Chapter XVIII

A ROYAL COMMISSION




"A wise man never goes the people's way:
But, as the planets still move contrary
To the world's motion, so doth he, to opinion.
He will examine, if those accidents
Which common fame calls injuries, happen to him
Deservedly or no? Come they deservedly,
They are no wrongs then, but his punishments:
If undeservedly and he not guilty,
The doer of them, first, should blush, not he."

Jonson, The New Inn



Dee had now abandoned all hope of recovering the two Midland parsonages, the small income of which was all that lay between him and utter dependence upon charity. His thoughts were now set on the mastership of St. Cross, at Winchester, a benefice which he had already, some twenty years before, petitioned the Queen to grant. Dr. Bennett, the present master, who had then obtained it, might now, he thought, fitly be made a bishop. The Countess of Warwick secured from the Queen a promise that Dee should have it, "if it were a living fit for me." The Archbishop of Canterbury affirmed that it was most fit for Dee and Dee for it.

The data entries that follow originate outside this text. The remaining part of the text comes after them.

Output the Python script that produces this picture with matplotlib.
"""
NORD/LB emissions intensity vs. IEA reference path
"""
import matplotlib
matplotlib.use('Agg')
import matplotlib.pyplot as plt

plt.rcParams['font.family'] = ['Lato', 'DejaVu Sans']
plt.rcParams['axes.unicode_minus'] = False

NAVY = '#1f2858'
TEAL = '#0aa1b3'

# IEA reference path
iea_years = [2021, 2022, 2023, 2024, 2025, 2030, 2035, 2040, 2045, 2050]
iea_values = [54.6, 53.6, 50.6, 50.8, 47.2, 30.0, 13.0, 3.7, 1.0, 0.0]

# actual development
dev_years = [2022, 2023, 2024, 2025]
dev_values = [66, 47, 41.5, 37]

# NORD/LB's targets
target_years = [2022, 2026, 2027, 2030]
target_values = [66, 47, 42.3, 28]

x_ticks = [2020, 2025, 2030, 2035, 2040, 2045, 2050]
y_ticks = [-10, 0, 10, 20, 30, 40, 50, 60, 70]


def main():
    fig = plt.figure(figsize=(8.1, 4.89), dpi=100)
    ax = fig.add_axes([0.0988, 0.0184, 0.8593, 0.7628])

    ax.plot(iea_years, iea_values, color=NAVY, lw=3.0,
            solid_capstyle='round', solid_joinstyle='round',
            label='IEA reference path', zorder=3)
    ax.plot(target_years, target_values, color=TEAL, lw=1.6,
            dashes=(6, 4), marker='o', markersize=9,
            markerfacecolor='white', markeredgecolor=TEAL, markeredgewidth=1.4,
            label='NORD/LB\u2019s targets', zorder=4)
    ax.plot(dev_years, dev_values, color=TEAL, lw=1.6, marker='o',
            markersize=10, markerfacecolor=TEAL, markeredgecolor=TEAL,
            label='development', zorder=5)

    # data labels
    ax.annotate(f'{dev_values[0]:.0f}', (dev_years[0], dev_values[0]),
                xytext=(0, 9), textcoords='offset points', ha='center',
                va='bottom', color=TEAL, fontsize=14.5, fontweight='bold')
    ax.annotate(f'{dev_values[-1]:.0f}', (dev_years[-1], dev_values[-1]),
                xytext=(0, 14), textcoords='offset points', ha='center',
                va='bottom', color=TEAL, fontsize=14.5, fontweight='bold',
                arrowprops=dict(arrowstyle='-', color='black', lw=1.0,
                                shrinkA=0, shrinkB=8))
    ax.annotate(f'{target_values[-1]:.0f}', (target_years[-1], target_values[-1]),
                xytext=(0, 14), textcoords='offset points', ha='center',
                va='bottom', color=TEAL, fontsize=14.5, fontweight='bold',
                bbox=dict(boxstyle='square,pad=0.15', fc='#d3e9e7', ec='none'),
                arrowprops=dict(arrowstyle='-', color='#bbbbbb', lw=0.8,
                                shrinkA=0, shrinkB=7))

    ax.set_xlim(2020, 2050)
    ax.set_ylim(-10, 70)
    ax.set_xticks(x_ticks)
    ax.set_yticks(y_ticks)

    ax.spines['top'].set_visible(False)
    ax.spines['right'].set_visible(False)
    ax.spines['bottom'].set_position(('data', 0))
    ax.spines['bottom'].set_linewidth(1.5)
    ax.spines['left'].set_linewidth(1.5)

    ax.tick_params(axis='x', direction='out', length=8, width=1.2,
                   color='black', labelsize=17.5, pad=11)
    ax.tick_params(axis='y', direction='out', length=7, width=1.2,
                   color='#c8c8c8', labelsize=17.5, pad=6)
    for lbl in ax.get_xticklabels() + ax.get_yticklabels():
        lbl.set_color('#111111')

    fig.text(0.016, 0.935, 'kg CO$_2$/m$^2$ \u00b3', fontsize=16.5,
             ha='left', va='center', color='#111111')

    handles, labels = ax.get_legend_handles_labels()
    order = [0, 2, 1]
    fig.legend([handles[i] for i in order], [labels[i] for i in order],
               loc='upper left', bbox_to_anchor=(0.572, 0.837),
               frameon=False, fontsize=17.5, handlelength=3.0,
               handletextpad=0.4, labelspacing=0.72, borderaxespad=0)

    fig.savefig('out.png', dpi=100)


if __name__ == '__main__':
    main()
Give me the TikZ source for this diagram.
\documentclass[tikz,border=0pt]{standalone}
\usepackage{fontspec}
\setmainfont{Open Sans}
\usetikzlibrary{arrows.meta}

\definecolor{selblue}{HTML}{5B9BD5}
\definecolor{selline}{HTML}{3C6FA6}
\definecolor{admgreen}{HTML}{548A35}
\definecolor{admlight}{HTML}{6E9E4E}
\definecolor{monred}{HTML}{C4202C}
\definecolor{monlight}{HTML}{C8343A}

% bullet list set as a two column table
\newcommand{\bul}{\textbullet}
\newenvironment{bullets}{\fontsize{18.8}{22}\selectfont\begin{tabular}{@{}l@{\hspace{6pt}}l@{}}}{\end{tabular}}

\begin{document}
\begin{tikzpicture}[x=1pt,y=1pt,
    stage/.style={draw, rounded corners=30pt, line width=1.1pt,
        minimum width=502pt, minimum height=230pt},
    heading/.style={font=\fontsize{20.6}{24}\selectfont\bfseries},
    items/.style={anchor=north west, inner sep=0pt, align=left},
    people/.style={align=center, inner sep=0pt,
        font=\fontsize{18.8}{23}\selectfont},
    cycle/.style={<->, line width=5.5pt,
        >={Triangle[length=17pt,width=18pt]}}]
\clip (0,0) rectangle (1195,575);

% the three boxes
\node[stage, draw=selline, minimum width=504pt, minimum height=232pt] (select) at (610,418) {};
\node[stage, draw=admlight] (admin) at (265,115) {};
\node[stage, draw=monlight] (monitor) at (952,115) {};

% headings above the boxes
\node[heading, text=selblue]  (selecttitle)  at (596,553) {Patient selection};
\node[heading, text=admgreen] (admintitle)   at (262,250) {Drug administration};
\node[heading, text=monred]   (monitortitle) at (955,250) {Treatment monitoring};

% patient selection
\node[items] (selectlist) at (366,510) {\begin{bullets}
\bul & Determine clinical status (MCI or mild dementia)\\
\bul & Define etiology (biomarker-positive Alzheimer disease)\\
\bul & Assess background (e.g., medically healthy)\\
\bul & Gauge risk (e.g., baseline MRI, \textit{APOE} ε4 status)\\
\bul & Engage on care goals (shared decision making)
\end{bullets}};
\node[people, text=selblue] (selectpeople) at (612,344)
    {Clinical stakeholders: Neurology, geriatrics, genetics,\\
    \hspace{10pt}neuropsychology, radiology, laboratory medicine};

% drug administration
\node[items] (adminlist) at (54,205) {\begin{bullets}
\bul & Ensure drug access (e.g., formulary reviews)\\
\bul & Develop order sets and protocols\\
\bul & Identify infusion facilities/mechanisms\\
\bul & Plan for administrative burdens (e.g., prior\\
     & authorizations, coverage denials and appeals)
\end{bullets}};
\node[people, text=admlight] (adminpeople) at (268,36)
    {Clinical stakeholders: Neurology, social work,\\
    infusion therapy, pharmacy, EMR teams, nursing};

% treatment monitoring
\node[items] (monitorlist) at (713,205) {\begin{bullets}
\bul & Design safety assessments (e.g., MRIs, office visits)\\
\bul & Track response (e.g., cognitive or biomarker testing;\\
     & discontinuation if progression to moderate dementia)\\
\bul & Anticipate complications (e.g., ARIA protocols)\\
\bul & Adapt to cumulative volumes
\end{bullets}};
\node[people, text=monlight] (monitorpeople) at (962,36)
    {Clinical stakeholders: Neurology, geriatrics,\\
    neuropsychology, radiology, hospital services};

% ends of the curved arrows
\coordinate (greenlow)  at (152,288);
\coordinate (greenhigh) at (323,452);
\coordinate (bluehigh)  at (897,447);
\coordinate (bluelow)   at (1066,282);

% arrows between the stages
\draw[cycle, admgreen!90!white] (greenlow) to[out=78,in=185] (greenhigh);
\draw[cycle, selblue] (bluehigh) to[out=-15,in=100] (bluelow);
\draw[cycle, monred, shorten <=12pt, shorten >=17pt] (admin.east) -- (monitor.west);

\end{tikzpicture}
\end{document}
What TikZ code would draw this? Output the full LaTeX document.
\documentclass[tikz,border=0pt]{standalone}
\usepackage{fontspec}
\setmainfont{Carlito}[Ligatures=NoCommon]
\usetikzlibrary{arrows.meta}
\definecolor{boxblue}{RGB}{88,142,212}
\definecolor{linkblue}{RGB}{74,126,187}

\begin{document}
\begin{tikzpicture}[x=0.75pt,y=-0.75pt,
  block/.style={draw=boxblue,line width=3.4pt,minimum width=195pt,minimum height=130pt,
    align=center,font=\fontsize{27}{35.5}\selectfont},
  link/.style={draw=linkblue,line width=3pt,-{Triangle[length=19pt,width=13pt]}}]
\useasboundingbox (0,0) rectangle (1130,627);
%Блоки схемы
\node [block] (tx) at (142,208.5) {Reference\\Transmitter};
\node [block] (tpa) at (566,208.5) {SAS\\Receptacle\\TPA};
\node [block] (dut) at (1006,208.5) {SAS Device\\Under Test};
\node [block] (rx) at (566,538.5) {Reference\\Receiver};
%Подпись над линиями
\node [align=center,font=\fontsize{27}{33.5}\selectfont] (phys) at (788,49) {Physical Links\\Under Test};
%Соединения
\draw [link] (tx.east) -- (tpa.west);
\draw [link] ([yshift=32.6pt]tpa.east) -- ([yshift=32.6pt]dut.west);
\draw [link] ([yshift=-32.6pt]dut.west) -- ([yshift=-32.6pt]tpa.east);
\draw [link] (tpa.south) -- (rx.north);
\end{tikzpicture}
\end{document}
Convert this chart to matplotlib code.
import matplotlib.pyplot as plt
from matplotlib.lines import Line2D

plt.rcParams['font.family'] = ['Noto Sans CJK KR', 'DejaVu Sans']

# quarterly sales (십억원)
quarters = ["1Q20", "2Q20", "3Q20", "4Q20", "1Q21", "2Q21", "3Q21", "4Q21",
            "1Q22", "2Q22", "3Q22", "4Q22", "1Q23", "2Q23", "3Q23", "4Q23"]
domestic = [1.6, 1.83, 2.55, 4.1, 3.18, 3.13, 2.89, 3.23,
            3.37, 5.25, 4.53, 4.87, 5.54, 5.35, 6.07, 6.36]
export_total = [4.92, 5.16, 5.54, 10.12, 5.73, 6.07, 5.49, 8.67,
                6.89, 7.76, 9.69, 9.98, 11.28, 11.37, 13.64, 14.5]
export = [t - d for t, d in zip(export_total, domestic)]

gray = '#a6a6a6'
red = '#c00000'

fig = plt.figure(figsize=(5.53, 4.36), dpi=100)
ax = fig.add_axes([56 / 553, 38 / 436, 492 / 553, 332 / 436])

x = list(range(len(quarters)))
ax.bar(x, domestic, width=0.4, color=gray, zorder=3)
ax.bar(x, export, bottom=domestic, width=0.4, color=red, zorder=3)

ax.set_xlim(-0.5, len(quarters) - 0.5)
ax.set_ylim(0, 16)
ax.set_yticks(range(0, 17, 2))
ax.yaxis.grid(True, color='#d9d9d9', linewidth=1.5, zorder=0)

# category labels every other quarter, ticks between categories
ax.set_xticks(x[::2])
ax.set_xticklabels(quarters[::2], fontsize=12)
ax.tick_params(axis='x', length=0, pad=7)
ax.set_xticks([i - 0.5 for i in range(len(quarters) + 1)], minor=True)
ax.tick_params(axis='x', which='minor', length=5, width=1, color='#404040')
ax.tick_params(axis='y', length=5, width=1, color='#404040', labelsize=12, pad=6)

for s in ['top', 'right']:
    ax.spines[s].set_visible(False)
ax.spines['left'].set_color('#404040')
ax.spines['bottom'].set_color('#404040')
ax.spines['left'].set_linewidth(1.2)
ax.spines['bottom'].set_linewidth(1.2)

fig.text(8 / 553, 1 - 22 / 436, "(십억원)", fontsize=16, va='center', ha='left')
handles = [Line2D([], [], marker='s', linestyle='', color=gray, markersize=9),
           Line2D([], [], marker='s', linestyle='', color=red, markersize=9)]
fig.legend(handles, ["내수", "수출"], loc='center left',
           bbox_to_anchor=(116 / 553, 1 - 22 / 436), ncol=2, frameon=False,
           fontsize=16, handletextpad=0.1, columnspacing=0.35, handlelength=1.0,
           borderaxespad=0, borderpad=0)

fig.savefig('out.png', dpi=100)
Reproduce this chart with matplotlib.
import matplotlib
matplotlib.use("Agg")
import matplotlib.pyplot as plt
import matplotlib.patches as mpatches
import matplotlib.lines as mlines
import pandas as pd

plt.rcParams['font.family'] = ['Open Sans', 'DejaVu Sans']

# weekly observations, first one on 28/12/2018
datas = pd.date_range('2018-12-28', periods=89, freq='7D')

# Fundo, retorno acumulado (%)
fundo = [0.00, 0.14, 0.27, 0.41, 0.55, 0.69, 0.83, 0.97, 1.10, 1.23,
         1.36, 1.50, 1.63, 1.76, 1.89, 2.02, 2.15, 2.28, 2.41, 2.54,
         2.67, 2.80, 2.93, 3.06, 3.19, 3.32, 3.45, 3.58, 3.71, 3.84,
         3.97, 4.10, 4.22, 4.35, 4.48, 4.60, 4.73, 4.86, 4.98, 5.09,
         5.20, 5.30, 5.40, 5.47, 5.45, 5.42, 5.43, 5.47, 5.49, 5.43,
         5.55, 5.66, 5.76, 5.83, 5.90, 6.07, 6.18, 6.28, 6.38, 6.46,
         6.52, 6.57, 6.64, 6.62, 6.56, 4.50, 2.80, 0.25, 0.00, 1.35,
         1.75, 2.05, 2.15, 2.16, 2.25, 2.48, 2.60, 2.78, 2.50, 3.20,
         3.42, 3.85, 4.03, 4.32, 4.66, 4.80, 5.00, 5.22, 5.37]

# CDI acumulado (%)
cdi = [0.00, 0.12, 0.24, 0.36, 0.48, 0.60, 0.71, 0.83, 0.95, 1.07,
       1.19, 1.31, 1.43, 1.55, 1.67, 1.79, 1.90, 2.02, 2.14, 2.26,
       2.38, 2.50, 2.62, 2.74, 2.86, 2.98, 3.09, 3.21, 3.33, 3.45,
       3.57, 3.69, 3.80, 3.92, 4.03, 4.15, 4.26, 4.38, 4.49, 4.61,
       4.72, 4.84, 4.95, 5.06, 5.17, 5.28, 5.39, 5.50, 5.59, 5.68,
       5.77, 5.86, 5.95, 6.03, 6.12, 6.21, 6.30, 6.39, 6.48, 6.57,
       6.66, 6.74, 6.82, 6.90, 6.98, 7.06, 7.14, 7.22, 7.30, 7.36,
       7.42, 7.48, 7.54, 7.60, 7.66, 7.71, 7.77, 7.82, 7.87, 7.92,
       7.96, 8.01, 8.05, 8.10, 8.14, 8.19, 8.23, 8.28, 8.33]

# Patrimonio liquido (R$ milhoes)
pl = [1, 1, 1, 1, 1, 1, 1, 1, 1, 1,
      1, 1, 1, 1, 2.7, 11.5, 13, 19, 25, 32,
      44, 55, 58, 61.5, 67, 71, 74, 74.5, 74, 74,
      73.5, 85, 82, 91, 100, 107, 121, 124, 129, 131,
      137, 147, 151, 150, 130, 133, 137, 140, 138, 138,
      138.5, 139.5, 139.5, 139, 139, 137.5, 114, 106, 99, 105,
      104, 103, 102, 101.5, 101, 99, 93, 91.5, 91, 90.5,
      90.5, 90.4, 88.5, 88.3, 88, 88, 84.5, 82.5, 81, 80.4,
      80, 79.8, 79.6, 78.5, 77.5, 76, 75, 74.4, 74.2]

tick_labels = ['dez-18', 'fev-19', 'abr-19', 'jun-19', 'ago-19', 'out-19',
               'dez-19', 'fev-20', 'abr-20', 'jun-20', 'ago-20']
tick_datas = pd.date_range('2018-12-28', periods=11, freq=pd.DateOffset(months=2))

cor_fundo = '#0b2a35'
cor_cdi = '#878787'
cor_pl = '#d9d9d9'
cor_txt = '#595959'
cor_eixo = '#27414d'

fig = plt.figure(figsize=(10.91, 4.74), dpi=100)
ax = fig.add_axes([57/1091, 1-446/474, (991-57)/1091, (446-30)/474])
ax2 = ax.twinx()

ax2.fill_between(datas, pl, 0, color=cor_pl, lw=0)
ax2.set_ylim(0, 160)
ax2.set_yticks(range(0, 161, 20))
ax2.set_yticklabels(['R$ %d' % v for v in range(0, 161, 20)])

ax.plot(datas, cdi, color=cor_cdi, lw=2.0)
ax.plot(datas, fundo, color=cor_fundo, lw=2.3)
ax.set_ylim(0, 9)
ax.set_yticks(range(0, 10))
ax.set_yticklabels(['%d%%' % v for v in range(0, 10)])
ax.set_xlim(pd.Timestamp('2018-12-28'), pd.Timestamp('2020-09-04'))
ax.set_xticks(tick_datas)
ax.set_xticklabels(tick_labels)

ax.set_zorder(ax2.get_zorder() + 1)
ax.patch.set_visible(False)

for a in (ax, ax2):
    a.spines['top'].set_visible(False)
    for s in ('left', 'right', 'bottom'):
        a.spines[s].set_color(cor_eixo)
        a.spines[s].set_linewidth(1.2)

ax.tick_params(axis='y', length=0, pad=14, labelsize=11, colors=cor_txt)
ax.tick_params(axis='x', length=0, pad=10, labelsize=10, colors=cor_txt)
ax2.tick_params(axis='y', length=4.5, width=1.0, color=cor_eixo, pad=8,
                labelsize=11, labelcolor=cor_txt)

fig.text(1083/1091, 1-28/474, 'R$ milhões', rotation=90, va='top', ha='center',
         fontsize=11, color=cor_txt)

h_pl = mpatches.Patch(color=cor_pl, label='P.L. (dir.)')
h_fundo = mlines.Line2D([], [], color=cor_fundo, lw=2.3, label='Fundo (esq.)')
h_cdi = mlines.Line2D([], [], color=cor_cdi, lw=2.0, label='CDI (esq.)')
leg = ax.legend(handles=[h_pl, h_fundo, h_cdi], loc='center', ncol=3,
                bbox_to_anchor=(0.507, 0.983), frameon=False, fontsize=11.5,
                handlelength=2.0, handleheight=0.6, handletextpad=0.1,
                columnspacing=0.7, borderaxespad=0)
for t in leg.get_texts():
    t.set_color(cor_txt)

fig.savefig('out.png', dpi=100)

The Lord Treasurer protested, "I will do what I can with her Majestie to pleasure you therein, Mr. Dee." Lady Warwick, faithful to his cause, repeated her request the following year, and still there was no news of Bennett attaining a mitre. Dee went to Court at Nonsuch in August, and a day or two after his return dined, at Burleigh's invitation, with the Lord Treasurer and his two sons, Sir Robert and Sir Thomas Cecil, at Mr. Maynard's, at Mortlake. Burleigh also sent him venison and invited him again to meet Lord Cobham.

All promised their influence in obtaining for him the coveted Mastership. But it was another castle in the air. His friends were extremely good to him. In May, 1591, he says:

"Sir Thomas Jones, Knight (unaxed) offered me his castell of Emlyn in Wales to dwell in so long as he had any interest in it, whose lease dureth yet twelve yeres, freely with commodities adjoining unto it; and also to have as much mow land for rent as myght pleasure me sufficiently. The 27th day he confirmed the same his offer agayn before Mr. John Harbert, Master of the Requestes, in his hall at Mortlake, which his offers I did accept of and he was glad thereof."